Extinct genus of reptiles

Chenanisuchus ("Chenane crocodile") is a genus of dyrosaurid crocodyliform from the Late Cretaceous of Mali and the Late Palaeocene of Sidi Chenane in Morocco. It was described in 2005, after expeditions uncovered it in 2000.

The type species is C. lateroculi ("lateralis", lateral; "oculi", eyes), in reference to the laterally facing eyes.
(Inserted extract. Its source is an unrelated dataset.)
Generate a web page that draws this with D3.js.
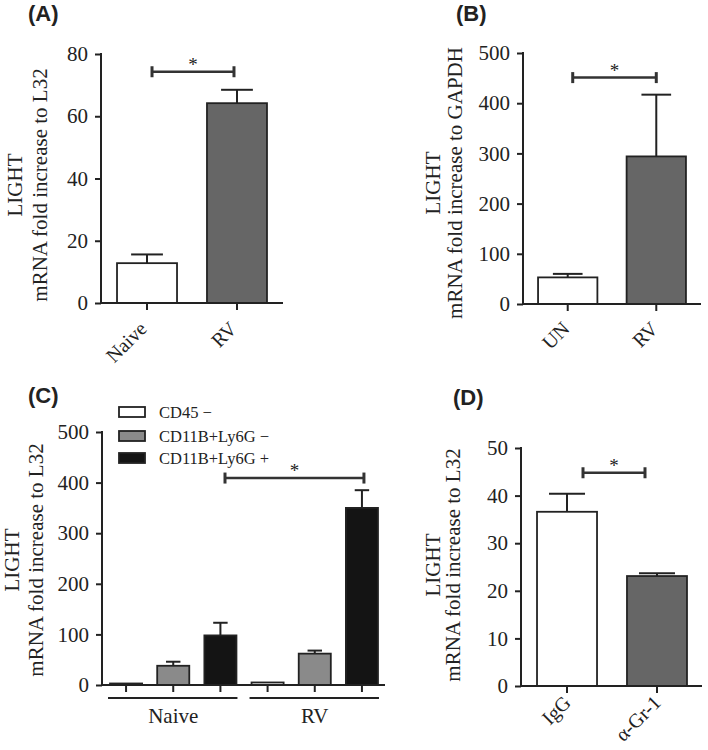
<!DOCTYPE html>
<html>
<head>
<meta charset="utf-8">
<script src="https://cdn.jsdelivr.net/npm/d3@7"></script>
<style>
  html, body { margin: 0; padding: 0; background: #fff; }
  svg { display: block; }
  text { font-family: "Liberation Serif", "Times New Roman", serif; fill: #222; }
  .plabel { font-family: "Liberation Sans", Arial, sans-serif; font-weight: bold; }
</style>
</head>
<body>
<svg id="chart" width="708" height="750"></svg>
<script>
// ---------- DATA ----------
const catsA = ["Naive", "RV"];
const valsA = [12.8, 64.2];
const errA = [15.6, 68.5];
const ticksA = [0, 20, 40, 60, 80];

const catsB = ["UN", "RV"];
const valsB = [53, 294];
const errB = [60, 417];
const ticksB = [0, 100, 200, 300, 400, 500];

const groupsC = ["Naive", "RV"];
const seriesC = ["CD45 \u2212", "CD11B+Ly6G \u2212", "CD11B+Ly6G +"];
const valsCNaive = [3, 38, 98];
const errCNaive = [3, 46, 123];
const valsCRV = [5, 62, 350];
const errCRV = [5, 68, 385];
const ticksC = [0, 100, 200, 300, 400, 500];

const catsD = ["IgG", "\u03b1-Gr-1"];
const valsD = [36.6, 23.1];
const errD = [40.4, 23.7];
const ticksD = [0, 10, 20, 30, 40, 50];

const yTitle1 = "LIGHT";
const yTitleL32 = "mRNA fold increase to L32";
const yTitleGAPDH = "mRNA fold increase to GAPDH";

// ---------- STYLE ----------
const INK = "#222";
const DARK = "#666666";
const MID = "#8a8a8a";
const BLACK = "#141414";
const SERIF = "'Liberation Serif', 'Times New Roman', serif";

const svg = d3.select("#chart");

function drawAxes(g, x, y, ticks, x0, x1, y0, labelShift) {
  const ya = g.append("g").attr("transform", `translate(${x0},0)`)
    .call(d3.axisLeft(y).tickValues(ticks).tickSize(6).tickPadding(7).tickFormat(d3.format("d")))
    .attr("font-family", SERIF).attr("font-size", 21);
  ya.select(".domain").remove();
  ya.selectAll(".tick line").attr("stroke", INK).attr("stroke-width", 2);
  ya.selectAll(".tick text").style("font-size", "21px").style("font-family", SERIF).attr("fill", INK);
  g.append("line").attr("x1", x0).attr("x2", x0).attr("y1", y(ticks[ticks.length - 1]) - 1).attr("y2", y0 + 1)
    .attr("stroke", INK).attr("stroke-width", 2);
  g.append("line").attr("x1", x0 - 1).attr("x2", x1).attr("y1", y0).attr("y2", y0)
    .attr("stroke", INK).attr("stroke-width", 2);
  const xa = g.append("g").attr("transform", `translate(0,${y0})`)
    .call(d3.axisBottom(x).tickSize(7).tickSizeOuter(0))
    .attr("font-family", SERIF).attr("font-size", 20);
  xa.select(".domain").remove();
  xa.selectAll(".tick line").attr("stroke", INK).attr("stroke-width", 2);
  if (labelShift) {
    xa.selectAll(".tick text")
      .style("font-size", "20px").style("font-family", SERIF).attr("fill", INK)
      .attr("text-anchor", "end")
      .attr("x", 0).attr("y", 0).attr("dy", "0")
      .attr("transform", `translate(${labelShift[0]},${labelShift[1]}) rotate(-45)`);
  } else {
    xa.selectAll(".tick text").remove();
  }
}

function drawTitle(g, xLight, xLine2, yc, line2) {
  g.append("text").attr("transform", `translate(${xLight},${yc}) rotate(-90)`)
    .attr("text-anchor", "middle").style("font-size", "21px").text(yTitle1);
  g.append("text").attr("transform", `translate(${xLine2},${yc}) rotate(-90)`)
    .attr("text-anchor", "middle").style("font-size", "21px").text(line2);
}

function drawSig(g, xa, xb, yv) {
  g.append("line").attr("x1", xa).attr("x2", xb).attr("y1", yv).attr("y2", yv)
    .attr("stroke", "#333").attr("stroke-width", 2.5);
  [xa, xb].forEach(xx => g.append("line").attr("x1", xx).attr("x2", xx)
    .attr("y1", yv - 5.5).attr("y2", yv + 5.5).attr("stroke", "#333").attr("stroke-width", 3));
  g.append("text").attr("x", (xa + xb) / 2).attr("y", yv - 1).attr("text-anchor", "middle")
    .style("font-size", "19px").text("*");
}

function drawBars(g, x, y, cats, vals, errs, fills, capFrac) {
  const data = cats.map((c, i) => ({ c, v: vals[i], e: errs[i], f: fills[i] }));
  const bw = x.bandwidth();
  data.forEach(d => {
    const cx = x(d.c) + bw / 2;
    if (d.e > d.v) {
      g.append("line").attr("x1", cx).attr("x2", cx).attr("y1", y(d.v)).attr("y2", y(d.e))
        .attr("stroke", INK).attr("stroke-width", 2);
      g.append("line").attr("x1", cx - bw * capFrac / 2).attr("x2", cx + bw * capFrac / 2)
        .attr("y1", y(d.e)).attr("y2", y(d.e)).attr("stroke", INK).attr("stroke-width", 2);
    }
  });
  g.selectAll(null).data(data).join("rect")
    .attr("x", d => x(d.c)).attr("width", bw)
    .attr("y", d => y(d.v)).attr("height", d => y(0) - y(d.v))
    .attr("fill", d => d.f).attr("stroke", INK).attr("stroke-width", 1.8);
}

function panelLabel(x, y, t) {
  svg.append("text").attr("class", "plabel").attr("x", x).attr("y", y).style("font-size", "22px").text(t);
}

// ---------- PANEL A ----------
{
  const g = svg.append("g");
  const x = d3.scaleBand().domain(catsA).range([101, 283]).paddingInner(0.333).paddingOuter(0.178);
  const y = d3.scaleLinear().domain([0, 80]).range([303, 54]);
  drawBars(g, x, y, catsA, valsA, errA, ["#fff", DARK], 0.53);
  drawAxes(g, x, y, ticksA, 101, 283, 303, [1, 27]);
  drawTitle(g, 22, 47, 185, yTitleL32);
  drawSig(g, x("Naive") + x.bandwidth() / 2 + 5, x("RV") + x.bandwidth() / 2 - 3, y(74.3));
  panelLabel(28, 21, "(A)");
}

// ---------- PANEL B ----------
{
  const g = svg.append("g");
  const x = d3.scaleBand().domain(catsB).range([523, 701]).paddingInner(0.33).paddingOuter(0.17);
  const y = d3.scaleLinear().domain([0, 500]).range([304, 53]);
  drawBars(g, x, y, catsB, valsB, errB, ["#fff", DARK], 0.5);
  drawAxes(g, x, y, ticksB, 523, 701, 304, [3, 26]);
  drawTitle(g, 440, 462, 183, yTitleGAPDH);
  drawSig(g, x("UN") + x.bandwidth() / 2 + 5, x("RV") + x.bandwidth() / 2, y(451));
  panelLabel(456, 21, "(B)");
}

// ---------- PANEL C ----------
{
  const g = svg.append("g");
  const keys = [];
  groupsC.forEach(gr => seriesC.forEach(s => keys.push(gr + "|" + s)));
  const x = d3.scaleBand().domain(keys).range([102, 386]).paddingInner(0.32).paddingOuter(0.17);
  const y = d3.scaleLinear().domain([0, 500]).range([685, 432]);
  const fillsC = ["#fff", MID, BLACK];
  const vals = valsCNaive.concat(valsCRV);
  const errs = errCNaive.concat(errCRV);
  drawBars(g, x, y, keys, vals, errs, fillsC.concat(fillsC), 0.45);
  drawAxes(g, x, y, ticksC, 102, 385, 685, null);
  drawTitle(g, 19, 43, 560, yTitleL32);
  groupsC.forEach(gr => {
    const first = x(gr + "|" + seriesC[0]);
    const last = x(gr + "|" + seriesC[2]) + x.bandwidth();
    g.append("line").attr("x1", first - 2).attr("x2", last + 1).attr("y1", 698).attr("y2", 698)
      .attr("stroke", INK).attr("stroke-width", 2);
    g.append("text").attr("x", (first + last) / 2).attr("y", 723).attr("text-anchor", "middle")
      .style("font-size", "21px").text(gr);
  });
  drawSig(g, 225, x("RV|" + seriesC[2]) + x.bandwidth() / 2 + 2, y(409));
  const leg = g.append("g");
  const legY = [412, 436, 458];
  seriesC.forEach((s, i) => {
    leg.append("rect").attr("x", 119).attr("y", legY[i] - 5).attr("width", 26).attr("height", 10)
      .attr("fill", fillsC[i]).attr("stroke", INK).attr("stroke-width", 1.8);
    leg.append("text").attr("x", 159).attr("y", legY[i] + 6).style("font-size", "16.5px").text(s);
  });
  panelLabel(28, 403, "(C)");
}

// ---------- PANEL D ----------
{
  const g = svg.append("g");
  const x = d3.scaleBand().domain(catsD).range([521, 703]).paddingInner(0.333).paddingOuter(0.178);
  const y = d3.scaleLinear().domain([0, 50]).range([686, 448]);
  drawBars(g, x, y, catsD, valsD, errD, ["#fff", DARK], 0.6);
  drawAxes(g, x, y, ticksD, 521, 702, 686, [5, 18]);
  drawTitle(g, 440, 460, 565, yTitleL32);
  drawSig(g, 583, 645, y(44.8));
  panelLabel(453, 405, "(D)");
}
</script>
</body>
</html>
Currently, Chenanisuchus is the most basal known dyrosaurid.

== Material ==
Two specimens of C. lateroculi – OCP DEK-GE 262 (holotype, nearly complete skull with mandibular fragments) and OCP DEK-GE 61 (nearly complete skull) – come from the Sidi Chenane area in Morocco, which is Late Palaeocene (Thanetian) in age. Fossils of Chenanisuchus were also found in Maastrichtian age strata in Mali, showing that Chenanisuchus survived the Cretaceous–Paleogene extinction event.

== Systematics ==
Chenanisuchus lateroculi is referred to Dyrosauridae by Jouve et al. (2005), based on three morphological characters:
- Presence of occipital tuberosities
- Presence of an anterolateral postorbital process
- Large participation of the quadratojugal and surangular to the jaw joint

== Palaeobiology ==
Chenanisuchus lateroculi has an estimated adult length between 4 and 4.5 meters, based on the 60 centimeter long skull. It has the shortest snout relative to the dorsal skull length among all dyrosaurids, but its snout is thicker and its skull less slender than in dyrosaurids such as Sokotosuchus. There appear to be 4 teeth on each premaxilla, with an estimated 13 on each maxilla. The teeth on the maxillae and dentaries are short and robust, but sharp.

Studies of the inner ear morphology of Malian dyrosaurids suggest that they were adapted for walking on the sea floor as opposed to swimming, a hypothesis supported by the apparent lack of adaptations for swimming seen in other marine crocodyliforms (e.g. Metriorhynchidae) such as paddlelike fins. This mode of subaqueous locomotion is suggested to have contributed to the survival of dyrosaurids such as Chenanisuchus across the K-Pg boundary.